Hackers claim to have shut down AFCON website, citing Gabon 'dictatorship'

Hackers claim to have shut down AFCON website, citing Gabon 'dictatorship'

Published Jan. 21, 2017 4:45 p.m. ET

LIBREVILLE, Gabon (AP) -- A group of hackers claiming to be based in Russia said Saturday they had shut down the website of the African Cup of Nations soccer tournament in a protest at organizers holding it in the "dictatorship" of Gabon, where President Ali Bongo Ondimba retained power in disputed and violent elections last year.

A person sent an email to The Associated Press claiming the group New World Hackers had "taken down" the Confederation of African Football's official website, which is the website of Africa's top soccer body and the site for the continent's main soccer tournament.

The site CAFonline.com was not working for at least five hours on Saturday afternoon and evening.
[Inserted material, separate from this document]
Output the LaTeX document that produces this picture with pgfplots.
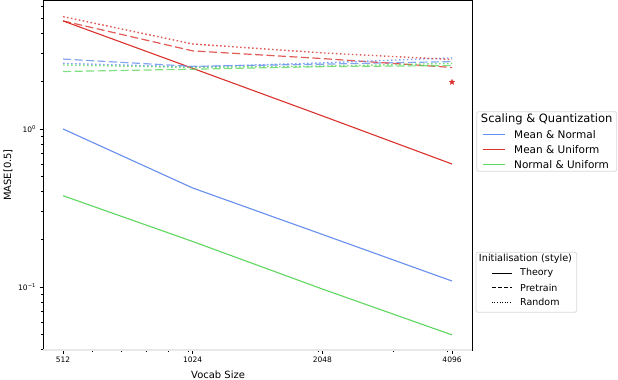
\documentclass[border=0pt]{standalone}
\usepackage{fontspec}
\setmainfont{DejaVu Sans}
\usepackage{pgfplots}
\pgfplotsset{compat=1.18}

\definecolor{cblue}{RGB}{102,143,238}
\definecolor{cred}{RGB}{218,50,45}
\definecolor{cgreen}{RGB}{95,215,95}

% filled five-point star, like matplotlib's '*'
\pgfdeclareplotmark{fstar}{%
  \pgfpathmoveto{\pgfpointpolar{90}{\pgfplotmarksize}}%
  \pgfpathlineto{\pgfpointpolar{126}{0.42\pgfplotmarksize}}%
  \pgfpathlineto{\pgfpointpolar{162}{\pgfplotmarksize}}%
  \pgfpathlineto{\pgfpointpolar{198}{0.42\pgfplotmarksize}}%
  \pgfpathlineto{\pgfpointpolar{234}{\pgfplotmarksize}}%
  \pgfpathlineto{\pgfpointpolar{270}{0.42\pgfplotmarksize}}%
  \pgfpathlineto{\pgfpointpolar{306}{\pgfplotmarksize}}%
  \pgfpathlineto{\pgfpointpolar{342}{0.42\pgfplotmarksize}}%
  \pgfpathlineto{\pgfpointpolar{18}{\pgfplotmarksize}}%
  \pgfpathlineto{\pgfpointpolar{54}{0.42\pgfplotmarksize}}%
  \pgfpathclose\pgfusepathqfillstroke}

\tikzset{
  theory/.style={line width=1.1bp},
  pretrain/.style={line width=1.2bp, opacity=0.8, dash pattern=on 8bp off 3.5bp},
  random/.style={line width=1.4bp, opacity=0.8, dash pattern=on 1.6bp off 2.4bp},
}

\begin{document}
\begin{tikzpicture}
\begin{axis}[
  scale only axis, width=429bp, height=350bp,
  at={(43bp,-350bp)}, anchor=south west,
  xmode=log, ymode=log,
  xmin=460, xmax=4558, ymin=0.0399, ymax=6.55,
  xtick={512,1024,2048,4096}, xticklabels={512,1024,2048,4096},
  minor xtick={600,700,800,900,1000,2000,3000,4000},
  ytick={0.1,1}, yticklabels={10\textsuperscript{−1},10\textsuperscript{0}},
  minor ytick={0.04,0.05,0.06,0.07,0.08,0.09,0.2,0.3,0.4,0.5,0.6,0.7,0.8,0.9,2,3,4,5,6},
  tick align=outside, major tick length=3.5bp, minor tick length=2bp,
  every tick/.style={black, line width=0.8bp},
  xtick pos=bottom, ytick pos=left,
  axis line style={line width=1bp},
  /pgf/number format/assume math mode=true,
  tick label style={font=\fontsize{7.5bp}{9bp}\selectfont},
  label style={font=\fontsize{7.7bp}{9bp}\selectfont},
  xlabel={Vocab Size}, ylabel={MASE[0.5]},
  every axis x label/.style={at={(rel axis cs:0.408,-0.0714)}, anchor=center},
  every axis y label/.style={at={(rel axis cs:-0.0816,0.5)}, anchor=center, rotate=90},
  clip=false,
]
% Theory
\addplot[theory, cblue] coordinates {(512,1.0) (1024,0.423) (2048,0.215) (4096,0.109)};
\addplot[theory, cred] coordinates {(512,4.83) (1024,2.42) (2048,1.21) (4096,0.60)};
\addplot[theory, cgreen] coordinates {(512,0.378) (1024,0.194) (2048,0.097) (4096,0.0497)};
% Pretrain
\addplot[pretrain, cblue] coordinates {(512,2.77) (1024,2.49) (2048,2.57) (4096,2.67)};
\addplot[pretrain, cred] coordinates {(512,4.83) (1024,3.12) (2048,2.79) (4096,2.45)};
\addplot[pretrain, cgreen] coordinates {(512,2.31) (1024,2.39) (2048,2.48) (4096,2.52)};
% Random
\addplot[random, cblue] coordinates {(512,2.60) (1024,2.47) (2048,2.62) (4096,2.82)};
\addplot[random, cred] coordinates {(512,5.14) (1024,3.45) (2048,3.03) (4096,2.75)};
\addplot[random, cgreen] coordinates {(512,2.54) (1024,2.45) (2048,2.50) (4096,2.60)};
% marker
\addplot[only marks, mark=fstar, mark size=2.8bp, cred] coordinates {(4096,1.98)};
\draw[black!9, line width=1.2bp] (rel axis cs:0,0) -- (rel axis cs:1,0);
\end{axis}

% legend: Scaling & Quantization
\draw[black!15, fill=white, rounded corners=2bp, line width=0.8bp] (476.7bp,-111.7bp) rectangle (616.7bp,-171.3bp);
\node[font=\fontsize{11.5bp}{13bp}\selectfont] at (546.7bp,-119.3bp) {Scaling \& Quantization};
\draw[cblue, line width=1.1bp] (482.7bp,-134.3bp) -- (505bp,-134.3bp);
\draw[cred, line width=1.1bp] (482.7bp,-149.3bp) -- (505bp,-149.3bp);
\draw[cgreen, line width=1.1bp] (482.7bp,-164.3bp) -- (505bp,-164.3bp);
\begin{scope}[every node/.style={anchor=west, inner sep=0pt, font=\fontsize{10.5bp}{12bp}\selectfont}]
\node at (514bp,-134.3bp) {Mean \& Normal};
\node at (514bp,-149.3bp) {Mean \& Uniform};
\node at (514bp,-164.3bp) {Normal \& Uniform};
\end{scope}

% legend: Initialisation (style)
\draw[black!15, fill=white, rounded corners=2bp, line width=0.8bp] (476bp,-252.3bp) rectangle (576.7bp,-312.3bp);
\node[font=\fontsize{9.7bp}{11bp}\selectfont] at (525.5bp,-258.8bp) {Initialisation (style)};
\draw[black, line width=1.1bp] (491.7bp,-273.3bp) -- (511.7bp,-273.3bp);
\draw[black, line width=1.1bp, dash pattern=on 4bp off 2bp] (491.7bp,-287.7bp) -- (511.7bp,-287.7bp);
\draw[black, line width=1.1bp, dash pattern=on 1bp off 1.6bp] (491.7bp,-302.1bp) -- (511.7bp,-302.1bp);
\begin{scope}[every node/.style={anchor=west, inner sep=0pt, font=\fontsize{9.5bp}{11bp}\selectfont}]
\node at (520bp,-273.3bp) {Theory};
\node at (520bp,-287.7bp) {Pretrain};
\node at (520bp,-302.1bp) {Random};
\end{scope}

\pgfresetboundingbox
\useasboundingbox (0bp,0bp) rectangle (618bp,-380bp);
\end{tikzpicture}
\end{document}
"We did this in protest against Gabon," the person claiming to be one of the hackers, and who called themselves Kapustkiy, wrote in an email. "They are running the Africa Cup in a country where the dictator Ali Bongo is killing innocent people!"

African soccer officials couldn't immediately confirm if their website had been hacked. CAF spokesman Junior Binyam said he couldn't say if there were unconnected technical problems with the website or if it had been intentionally targeted, but CAF had been working on the problem for nearly two hours without success when Binyam spoke with the AP.
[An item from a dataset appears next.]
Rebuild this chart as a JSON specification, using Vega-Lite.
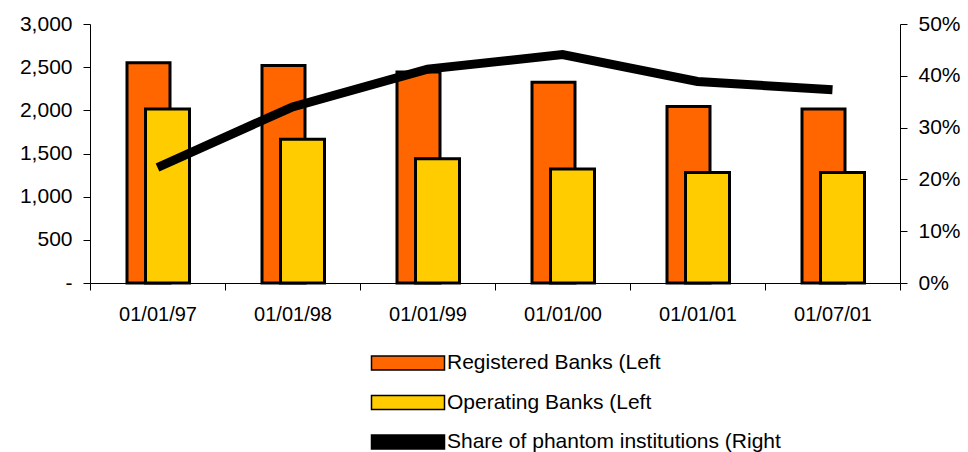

The purported hackers, whose claims could not be verified by the AP, said they attacked the website because the central African nation of Gabon was a "dictatorship" under Bongo and should not be hosting the tournament.
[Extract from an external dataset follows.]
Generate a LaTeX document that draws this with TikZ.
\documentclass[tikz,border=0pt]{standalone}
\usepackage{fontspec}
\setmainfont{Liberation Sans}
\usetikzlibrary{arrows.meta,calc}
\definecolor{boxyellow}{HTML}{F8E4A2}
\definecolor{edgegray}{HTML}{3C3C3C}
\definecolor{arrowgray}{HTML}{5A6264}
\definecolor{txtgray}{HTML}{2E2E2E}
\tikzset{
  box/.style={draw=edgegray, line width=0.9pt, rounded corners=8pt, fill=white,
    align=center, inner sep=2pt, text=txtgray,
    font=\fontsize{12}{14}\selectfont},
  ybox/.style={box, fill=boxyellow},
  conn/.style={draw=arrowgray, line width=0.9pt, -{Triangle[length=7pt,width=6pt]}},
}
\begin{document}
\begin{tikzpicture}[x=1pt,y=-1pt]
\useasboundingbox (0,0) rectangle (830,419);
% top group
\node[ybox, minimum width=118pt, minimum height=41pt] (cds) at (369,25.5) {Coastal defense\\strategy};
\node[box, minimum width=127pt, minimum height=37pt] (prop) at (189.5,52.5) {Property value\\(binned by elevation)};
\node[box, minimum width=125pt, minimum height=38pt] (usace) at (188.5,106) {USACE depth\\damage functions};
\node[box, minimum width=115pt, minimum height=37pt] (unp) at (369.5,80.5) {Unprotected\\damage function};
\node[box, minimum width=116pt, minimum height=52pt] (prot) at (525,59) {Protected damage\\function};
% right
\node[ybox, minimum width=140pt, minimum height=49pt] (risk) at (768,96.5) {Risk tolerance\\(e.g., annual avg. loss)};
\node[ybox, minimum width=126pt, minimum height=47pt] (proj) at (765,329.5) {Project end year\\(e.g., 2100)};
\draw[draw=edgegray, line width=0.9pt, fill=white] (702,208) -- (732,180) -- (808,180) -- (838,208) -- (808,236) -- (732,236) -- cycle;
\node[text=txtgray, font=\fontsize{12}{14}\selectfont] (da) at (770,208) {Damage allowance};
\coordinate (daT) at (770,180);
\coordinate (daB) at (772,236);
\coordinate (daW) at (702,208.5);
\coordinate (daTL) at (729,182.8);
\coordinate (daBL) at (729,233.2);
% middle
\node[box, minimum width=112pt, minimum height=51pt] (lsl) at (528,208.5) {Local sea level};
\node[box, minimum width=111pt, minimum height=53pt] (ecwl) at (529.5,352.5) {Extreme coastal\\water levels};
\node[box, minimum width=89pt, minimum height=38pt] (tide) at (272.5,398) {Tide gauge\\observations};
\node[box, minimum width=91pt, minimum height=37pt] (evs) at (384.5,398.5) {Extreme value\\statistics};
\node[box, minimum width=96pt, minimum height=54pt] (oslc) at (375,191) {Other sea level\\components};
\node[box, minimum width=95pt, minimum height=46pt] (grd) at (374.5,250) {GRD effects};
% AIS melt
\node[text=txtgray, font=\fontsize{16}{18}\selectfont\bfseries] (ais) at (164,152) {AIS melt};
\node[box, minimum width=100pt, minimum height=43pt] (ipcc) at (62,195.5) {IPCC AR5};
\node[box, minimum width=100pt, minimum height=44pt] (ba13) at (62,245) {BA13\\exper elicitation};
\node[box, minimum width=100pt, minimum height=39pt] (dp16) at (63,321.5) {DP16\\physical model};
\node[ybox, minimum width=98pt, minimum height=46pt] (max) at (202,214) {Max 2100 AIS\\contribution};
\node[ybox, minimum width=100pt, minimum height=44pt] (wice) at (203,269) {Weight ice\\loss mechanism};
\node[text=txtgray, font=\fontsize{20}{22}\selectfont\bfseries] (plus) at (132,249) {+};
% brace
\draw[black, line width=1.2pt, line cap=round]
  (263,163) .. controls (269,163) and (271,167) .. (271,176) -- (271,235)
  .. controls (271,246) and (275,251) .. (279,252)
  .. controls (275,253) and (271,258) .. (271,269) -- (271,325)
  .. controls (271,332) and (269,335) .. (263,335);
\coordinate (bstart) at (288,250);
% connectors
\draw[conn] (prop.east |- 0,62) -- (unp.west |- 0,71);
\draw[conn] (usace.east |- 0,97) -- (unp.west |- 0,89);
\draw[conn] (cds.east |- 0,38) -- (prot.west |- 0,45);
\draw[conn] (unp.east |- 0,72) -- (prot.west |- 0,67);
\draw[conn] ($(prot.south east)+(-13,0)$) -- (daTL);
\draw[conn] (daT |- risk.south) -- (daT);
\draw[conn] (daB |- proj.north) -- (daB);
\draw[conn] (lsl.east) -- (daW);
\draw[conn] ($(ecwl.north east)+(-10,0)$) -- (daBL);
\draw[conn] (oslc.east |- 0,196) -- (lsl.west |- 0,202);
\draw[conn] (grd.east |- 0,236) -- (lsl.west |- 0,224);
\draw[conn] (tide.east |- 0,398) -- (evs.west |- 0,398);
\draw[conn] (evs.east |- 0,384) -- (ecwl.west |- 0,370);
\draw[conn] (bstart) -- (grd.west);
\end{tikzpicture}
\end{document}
The person said three hackers who live in Russia and go by the names Kapustkiy, Cyric and Maxie were responsible for taking the website out of action using a "DDoS attack," where hackers flood a site with information from multiple sources, causing it to become unavailable.

"We 3 from the New World Hackers group are responsible for this," the purported hacker wrote.

Gabon President Bongo, who took over from his father as president of the oil-rich country in 2009, won re-election by a razor-thin margin in a vote last August. Opposition leader Jean Ping denounced the elections as fraudulent and clashes and deaths on the streets followed.

The buildup to the African Cup was undermined by concerns that large political protests would break out again during the tournament. The first week of the cup has passed peacefully, although opposition groups, who have been vocal on social media, said that at least four people were arrested for peacefully protesting against Bongo's rule during the tournament.

The president was at the soccer stadium in the capital Libreville on Saturday to pay a visit to the Gabonese team, which plays a crucial match against Cameroon on Sunday. Before Bongo's arrival, around 50 soldiers armed with automatic rifles stood guard around the field where the team was training.

Gabon is hosting the African soccer championship for the second time in five years, having co-hosted with neighboring Equatorial Guinea in 2012. It was chosen in April 2015 as a replacement for war-torn Libya.

New World Hackers have claimed responsibility for previous hacks, including one in the United States last year that affected access to Twitter, Netflix and PayPal.

"This is a good message for the Gabonese government," Kapustkiy wrote.